- _PROBLEM REQUIREMENTS_
Up to and including the line with "function label(o, l, h, s)", write out the listing from its first line, minus the pictures.

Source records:

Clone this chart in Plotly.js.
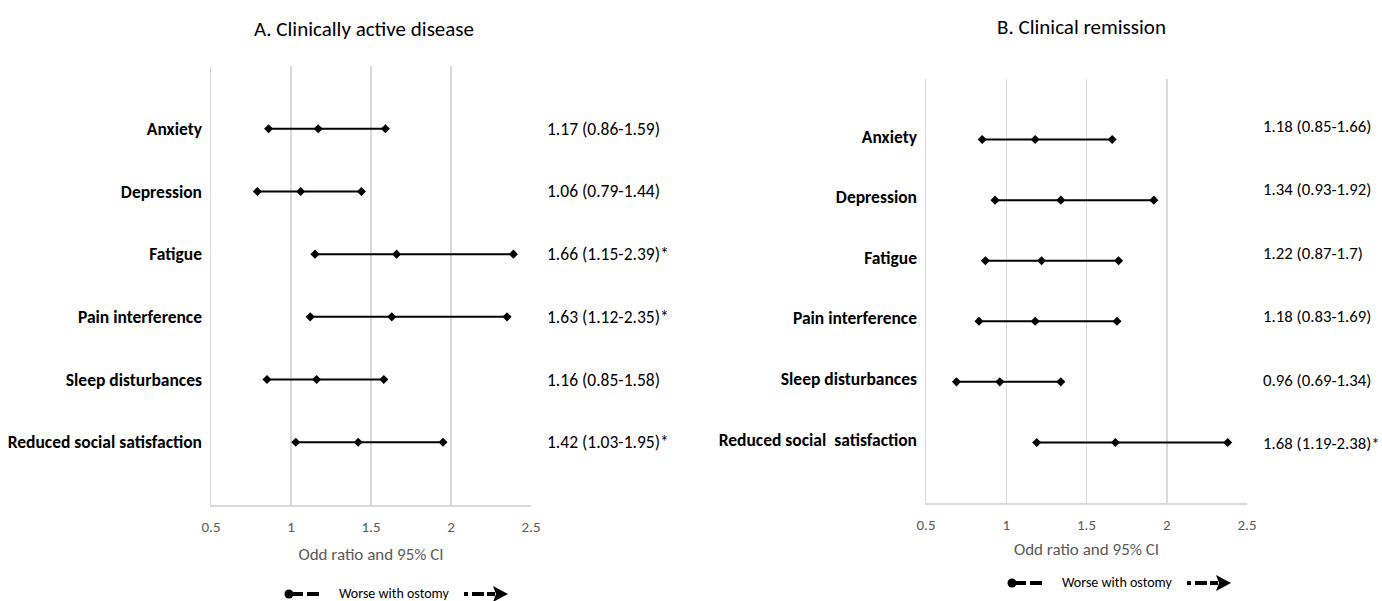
<!DOCTYPE html>
<html>
<head>
<meta charset="utf-8">
<script src="https://cdn.plot.ly/plotly-3.0.1.min.js"></script>
<style>html,body{margin:0;padding:0;background:#fff}#chart{width:1382px;height:601px}</style>
</head>
<body>
<div id="chart"></div>
<script>
// ---- data ----
const categoriesA = ["Anxiety", "Depression", "Fatigue", "Pain interference", "Sleep disturbances", "Reduced social satisfaction"];
const orA   = [1.17, 1.06, 1.66, 1.63, 1.16, 1.42];
const lowA  = [0.86, 0.79, 1.15, 1.12, 0.85, 1.03];
const highA = [1.59, 1.44, 2.39, 2.35, 1.58, 1.95];
const sigA  = [false, false, true, true, false, true];

const categoriesB = ["Anxiety", "Depression", "Fatigue", "Pain interference", "Sleep disturbances", "Reduced social\u00a0 satisfaction"];
const orB   = [1.18, 1.34, 1.22, 1.18, 0.96, 1.68];
const lowB  = [0.85, 0.93, 0.87, 0.83, 0.69, 1.19];
const highB = [1.66, 1.92, 1.70, 1.69, 1.34, 2.38];
const sigB  = [false, false, false, false, false, true];

const titleA = "A. Clinically active disease";
const titleB = "B. Clinical remission";
const xTitle = "Odd ratio and 95% CI";
const legendText = "Worse with ostomy";
const xTicks = [0.5, 1, 1.5, 2, 2.5];

// ---- layout helpers ----
const W = 1382, H = 601;
const px = x => x / W;
const py = y => 1 - y / H;
const FONT = "Carlito, Calibri, Lato, sans-serif";
const GRID = "#d9d9d9";
const GREY = "#595959";

function segTrace(cats, lo, or, hi, xa, ya) {
  const x = [], y = [];
  cats.forEach((c, i) => { x.push(lo[i], or[i], hi[i], null); y.push(c, c, c, null); });
  return {
    type: "scatter", mode: "lines+markers", x, y, xaxis: xa, yaxis: ya,
    line: {color: "#000", width: 2},
    marker: {symbol: "diamond", size: 7, color: "#000"},
    hoverinfo: "skip", showlegend: false, cliponaxis: false
  };
}
function fmt(v) { return String(v); }
function label(o, l, h, s) { return fmt(o) + " (" + fmt(l) + "-" + fmt(h) + ")" + (s ? "*" : ""); }

const data = [
  segTrace(categoriesA, lowA, orA, highA, "x", "y"),
  segTrace(categoriesB, lowB, orB, highB, "x2", "y2")
];

function xaxisDef(dom, anchor, standoff) {
  return {
    domain: dom, anchor, range: [0.5, 2.5], tickvals: xTicks, ticktext: xTicks.map(String),
    showgrid: true, gridcolor: GRID, gridwidth: 1.5, zeroline: false,
    showline: true, linecolor: GRID, linewidth: 1.5, ticks: "", ticklabelstandoff: 7,
    tickfont: {family: FONT, size: 15, color: GREY},
    title: {text: xTitle, font: {family: FONT, size: 17, color: GREY}, standoff: standoff},
    fixedrange: true
  };
}
function yaxisDef(dom, anchor, cats, shift) {
  return {
    domain: dom, anchor, type: "category", categoryarray: cats, categoryorder: "array",
    range: [cats.length, -1], showgrid: false, zeroline: false,
    showline: true, linecolor: GRID, linewidth: 1.5, ticks: "", ticklabelstandoff: 4,
    ticklabelshift: shift,
    tickfont: {family: FONT, size: 17.5, color: "#000", weight: 700},
    fixedrange: true
  };
}

const annotations = [];
annotations.push({xref: "paper", yref: "paper", x: px(364), y: py(29), text: titleA, showarrow: false,
  xanchor: "center", yanchor: "middle", font: {family: FONT, size: 21, color: "#000"}});
annotations.push({xref: "paper", yref: "paper", x: px(1081), y: py(27), text: titleB, showarrow: false,
  xanchor: "center", yanchor: "middle", font: {family: FONT, size: 21, color: "#000"}});

categoriesA.forEach((c, i) => annotations.push({
  xref: "paper", yref: "y", x: px(545), y: c, text: label(orA[i], lowA[i], highA[i], sigA[i]),
  showarrow: false, xanchor: "left", yanchor: "middle", font: {family: FONT, size: 17.5, color: "#000"}
}));
// right-hand value column sits on its own row grid in the source
const rowTopB = 126, rowStepB = 63.5;
categoriesB.forEach((c, i) => annotations.push({
  xref: "paper", yref: "paper", x: px(1261), y: py(rowTopB + rowStepB * i), text: label(orB[i], lowB[i], highB[i], sigB[i]),
  showarrow: false, xanchor: "left", yanchor: "middle", font: {family: FONT, size: 16.8, color: "#000"}
}));

const shapes = [];
function legendAt(cx, cy) {
  const blk = {type: "rect", xref: "paper", yref: "paper", fillcolor: "#000", line: {width: 0}};
  shapes.push({type: "circle", xref: "paper", yref: "paper", x0: px(cx - 4.5), x1: px(cx + 4.5), y0: py(cy + 4.5), y1: py(cy - 4.5), fillcolor: "#000", line: {width: 0}});
  shapes.push(Object.assign({}, blk, {x0: px(cx), x1: px(cx + 14), y0: py(cy + 2), y1: py(cy - 2)}));
  shapes.push(Object.assign({}, blk, {x0: px(cx + 18), x1: px(cx + 30), y0: py(cy + 2), y1: py(cy - 2)}));
  annotations.push({xref: "paper", yref: "paper", x: px(cx + 48), y: py(cy - 1), text: legendText, showarrow: false,
    xanchor: "left", yanchor: "middle", font: {family: FONT, size: 14, color: "#000"}});
  const s = cx + 175;
  shapes.push(Object.assign({}, blk, {x0: px(s), x1: px(s + 4), y0: py(cy + 2), y1: py(cy - 2)}));
  shapes.push(Object.assign({}, blk, {x0: px(s + 8), x1: px(s + 20), y0: py(cy + 2), y1: py(cy - 2)}));
  shapes.push(Object.assign({}, blk, {x0: px(s + 23), x1: px(s + 31), y0: py(cy + 2), y1: py(cy - 2)}));
  shapes.push({type: "path", xref: "paper", yref: "paper", fillcolor: "#000", line: {width: 0},
    path: `M ${px(s + 29)} ${py(cy - 8)} L ${px(s + 44)} ${py(cy)} L ${px(s + 29)} ${py(cy + 8)} L ${px(s + 32)} ${py(cy)} Z`});
}
legendAt(289, 594);
legendAt(1012, 583);

const layout = {
  width: W, height: H, margin: {l: 0, r: 0, t: 0, b: 0},
  paper_bgcolor: "#fff", plot_bgcolor: "#fff", showlegend: false,
  font: {family: FONT, color: "#000"},
  xaxis: xaxisDef([px(211), px(531)], "y", 13),
  yaxis: yaxisDef([py(505), py(66)], "x", categoriesA, 0),
  xaxis2: xaxisDef([px(926), px(1247)], "y2", 10),
  yaxis2: yaxisDef([py(503), py(79)], "x2", categoriesB, 3),
  annotations, shapes
};

Plotly.newPlot("chart", data, layout, {displayModeBar: false, staticPlot: true});
</script>
</body>
</html>
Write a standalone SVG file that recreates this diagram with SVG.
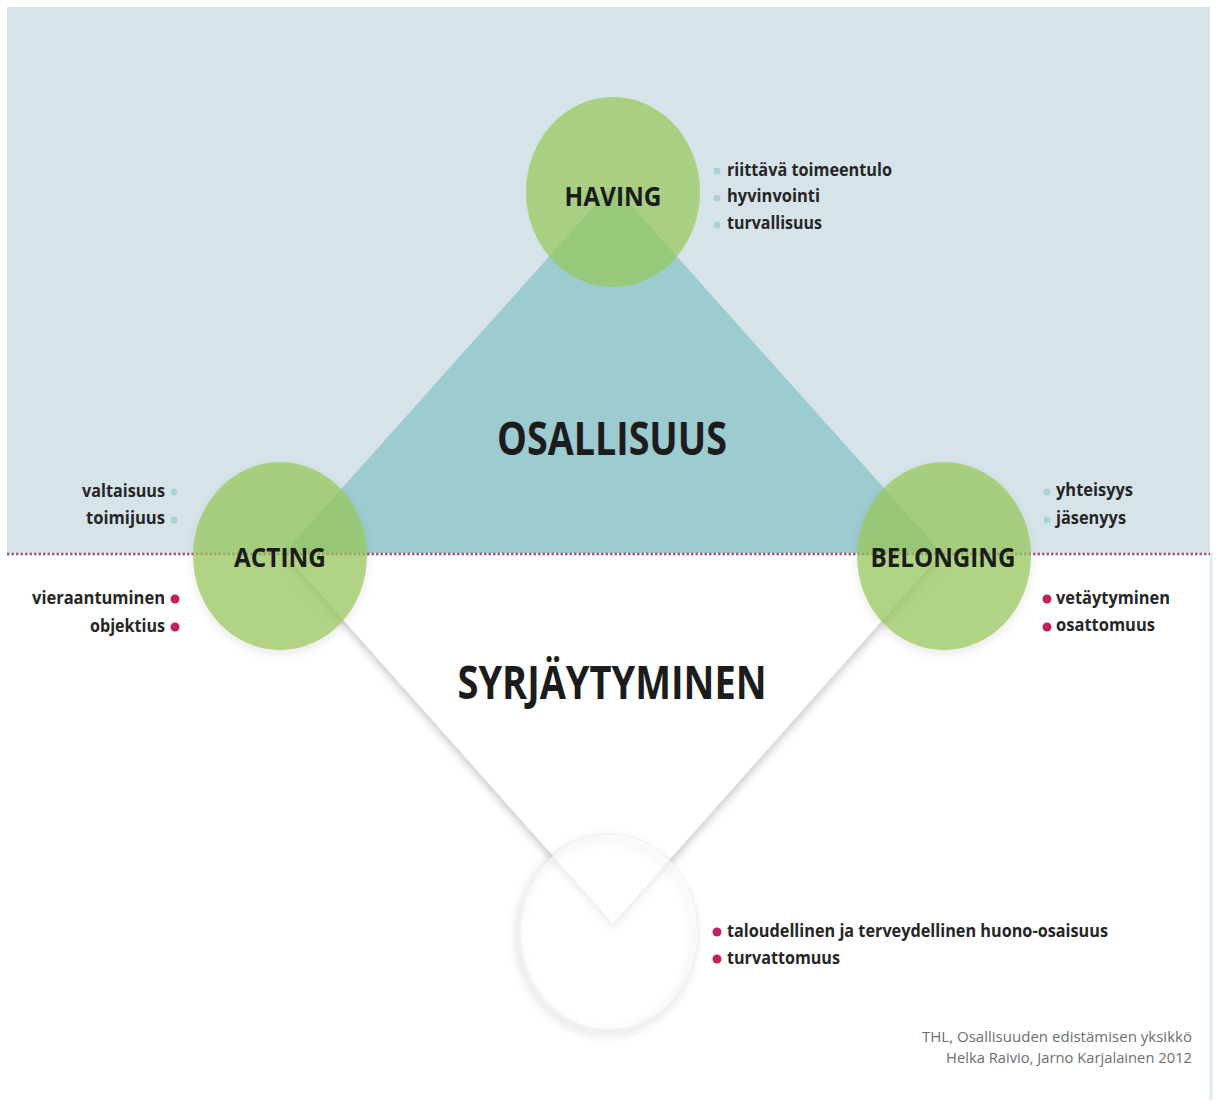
<svg xmlns="http://www.w3.org/2000/svg" width="1216" height="1102" viewBox="0 0 1216 1102">
  <style>
    .lbl { font-family: "Open Sans", "Liberation Sans", sans-serif; font-weight: 700; fill: #1c1c1c; }
    .big { font-size: 46px; }
    .node { font-size: 27px; }
    .item { font-family: "Open Sans", "Liberation Sans", sans-serif; font-weight: 700; font-size: 18px; fill: #262626; }
    .foot { font-family: "Open Sans", "Liberation Sans", sans-serif; font-size: 14px; fill: #6e6e6e; }
    .green { fill: #97c85a; fill-opacity: 0.72; }
    .bt { fill: #a9d2d5; }
    .bm { fill: #c2215e; }
  </style>
  <defs>
    <filter id="sh" x="-20%" y="-20%" width="140%" height="140%">
      <feDropShadow dx="0" dy="4" stdDeviation="5" flood-color="#000" flood-opacity="0.24"/>
    </filter>
    <filter id="blur" x="-20%" y="-20%" width="140%" height="140%">
      <feGaussianBlur stdDeviation="4"/>
    </filter>
    <filter id="shg" x="-20%" y="-20%" width="140%" height="140%">
      <feDropShadow dx="0" dy="4" stdDeviation="5" flood-color="#000" flood-opacity="0.12"/>
    </filter>
  </defs>

  <rect x="0" y="0" width="1216" height="1102" fill="#ffffff"/>
  <rect x="1209" y="553" width="4" height="547" fill="#e3eef2"/>

  <!-- lower diamond (SYRJÄYTYMINEN) -->
  <g id="lower-diamond">
    <polygon points="284,553 613,923 942,553" fill="#ffffff" filter="url(#sh)"/>
  </g>

  <!-- bottom empty circle -->
  <g id="bottom-circle">
    <ellipse cx="606" cy="936" rx="88" ry="97" fill="none" stroke="#000" stroke-opacity="0.14" stroke-width="5" filter="url(#blur)"/>
    <ellipse cx="609" cy="932" rx="89" ry="98" fill="#ffffff" fill-opacity="0.6" stroke="#f0f0f0" stroke-width="1"/>
  </g>

  <!-- top panel -->
  <rect x="7" y="7" width="1203" height="546" fill="#d6e4ea"/>

  <g id="upper-triangle">
    <polygon points="613,185 284,553 942,553" fill="#9ccbd0"/>
  </g>

  <g id="connectors">
    <line x1="7" y1="554" x2="1210" y2="554" stroke="#a64f80" stroke-width="2.5" stroke-dasharray="2.5 2"/>
  </g>

  <g id="having">
    <ellipse class="green" cx="613" cy="192" rx="87" ry="95"/>
    <text class="lbl node" x="613" y="206" text-anchor="middle" textLength="97" lengthAdjust="spacingAndGlyphs">HAVING</text>
  </g>
  <g id="acting">
    <ellipse class="green" cx="280" cy="556" rx="87" ry="94" filter="url(#shg)"/>
    <text class="lbl node" x="280" y="567" text-anchor="middle" textLength="92" lengthAdjust="spacingAndGlyphs">ACTING</text>
  </g>
  <g id="belonging">
    <ellipse class="green" cx="944" cy="556" rx="87" ry="94" filter="url(#shg)"/>
    <text class="lbl node" x="943" y="567" text-anchor="middle" textLength="145" lengthAdjust="spacingAndGlyphs">BELONGING</text>
  </g>

  <g id="osallisuus">
    <text class="lbl big" x="612" y="455" text-anchor="middle" textLength="230" lengthAdjust="spacingAndGlyphs">OSALLISUUS</text>
  </g>
  <g id="syrjaytyminen">
    <text class="lbl big" x="612" y="699" text-anchor="middle" textLength="309" lengthAdjust="spacingAndGlyphs">SYRJÄYTYMINEN</text>
  </g>

  <g id="having-list">
    <circle class="bt" cx="717" cy="171" r="3.5"/>
    <circle class="bt" cx="717" cy="198" r="3.5"/>
    <circle class="bt" cx="717" cy="225" r="3.5"/>
    <text class="item" x="727" y="176" textLength="165" lengthAdjust="spacingAndGlyphs">riittävä toimeentulo</text>
    <text class="item" x="727" y="202" textLength="93" lengthAdjust="spacingAndGlyphs">hyvinvointi</text>
    <text class="item" x="727" y="229" textLength="95" lengthAdjust="spacingAndGlyphs">turvallisuus</text>
  </g>

  <g id="acting-list">
    <circle class="bt" cx="174" cy="492" r="3.5"/>
    <circle class="bt" cx="174" cy="520" r="3.5"/>
    <text class="item" x="165" y="497" text-anchor="end" textLength="83" lengthAdjust="spacingAndGlyphs">valtaisuus</text>
    <text class="item" x="165" y="524" text-anchor="end" textLength="79" lengthAdjust="spacingAndGlyphs">toimijuus</text>
    <circle class="bm" cx="175" cy="599" r="4.5"/>
    <circle class="bm" cx="175" cy="627" r="4.5"/>
    <text class="item" x="165" y="604" text-anchor="end" textLength="133" lengthAdjust="spacingAndGlyphs">vieraantuminen</text>
    <text class="item" x="165" y="632" text-anchor="end" textLength="75" lengthAdjust="spacingAndGlyphs">objektius</text>
  </g>

  <g id="belonging-list">
    <circle class="bt" cx="1047" cy="492" r="3.5"/>
    <circle class="bt" cx="1047" cy="520" r="3.5"/>
    <text class="item" x="1056" y="496" textLength="77" lengthAdjust="spacingAndGlyphs">yhteisyys</text>
    <text class="item" x="1056" y="524" textLength="70" lengthAdjust="spacingAndGlyphs">jäsenyys</text>
    <circle class="bm" cx="1047" cy="599" r="4.5"/>
    <circle class="bm" cx="1047" cy="627" r="4.5"/>
    <text class="item" x="1056" y="604" textLength="114" lengthAdjust="spacingAndGlyphs">vetäytyminen</text>
    <text class="item" x="1056" y="631" textLength="99" lengthAdjust="spacingAndGlyphs">osattomuus</text>
  </g>

  <g id="bottom-list">
    <circle class="bm" cx="717" cy="932" r="4.5"/>
    <circle class="bm" cx="717" cy="959" r="4.5"/>
    <text class="item" x="727" y="937" textLength="381" lengthAdjust="spacingAndGlyphs">taloudellinen ja terveydellinen huono-osaisuus</text>
    <text class="item" x="727" y="964" textLength="113" lengthAdjust="spacingAndGlyphs">turvattomuus</text>
  </g>

  <g id="footer">
    <text class="foot" x="1192" y="1042" text-anchor="end" textLength="270" lengthAdjust="spacingAndGlyphs">THL, Osallisuuden edistämisen yksikkö</text>
    <text class="foot" x="1192" y="1063" text-anchor="end" textLength="246" lengthAdjust="spacingAndGlyphs">Helka Raivio, Jarno Karjalainen 2012</text>
  </g>
</svg>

- _EXERCISE RESULT_
Clone this chart in Plotly.js.
<!DOCTYPE html>
<html>
<head>
<meta charset="utf-8">
<script src="https://cdn.plot.ly/plotly-3.0.1.min.js"></script>
<style>html,body{margin:0;padding:0;background:#fff}#chart{width:1382px;height:601px}</style>
</head>
<body>
<div id="chart"></div>
<script>
// ---- data ----
const categoriesA = ["Anxiety", "Depression", "Fatigue", "Pain interference", "Sleep disturbances", "Reduced social satisfaction"];
const orA   = [1.17, 1.06, 1.66, 1.63, 1.16, 1.42];
const lowA  = [0.86, 0.79, 1.15, 1.12, 0.85, 1.03];
const highA = [1.59, 1.44, 2.39, 2.35, 1.58, 1.95];
const sigA  = [false, false, true, true, false, true];

const categoriesB = ["Anxiety", "Depression", "Fatigue", "Pain interference", "Sleep disturbances", "Reduced social\u00a0 satisfaction"];
const orB   = [1.18, 1.34, 1.22, 1.18, 0.96, 1.68];
const lowB  = [0.85, 0.93, 0.87, 0.83, 0.69, 1.19];
const highB = [1.66, 1.92, 1.70, 1.69, 1.34, 2.38];
const sigB  = [false, false, false, false, false, true];

const titleA = "A. Clinically active disease";
const titleB = "B. Clinical remission";
const xTitle = "Odd ratio and 95% CI";
const legendText = "Worse with ostomy";
const xTicks = [0.5, 1, 1.5, 2, 2.5];

// ---- layout helpers ----
const W = 1382, H = 601;
const px = x => x / W;
const py = y => 1 - y / H;
const FONT = "Carlito, Calibri, Lato, sans-serif";
const GRID = "#d9d9d9";
const GREY = "#595959";

function segTrace(cats, lo, or, hi, xa, ya) {
  const x = [], y = [];
  cats.forEach((c, i) => { x.push(lo[i], or[i], hi[i], null); y.push(c, c, c, null); });
  return {
    type: "scatter", mode: "lines+markers", x, y, xaxis: xa, yaxis: ya,
    line: {color: "#000", width: 2},
    marker: {symbol: "diamond", size: 7, color: "#000"},
    hoverinfo: "skip", showlegend: false, cliponaxis: false
  };
}
function fmt(v) { return String(v); }
function label(o, l, h, s) { return fmt(o) + " (" + fmt(l) + "-" + fmt(h) + ")" + (s ? "*" : ""); }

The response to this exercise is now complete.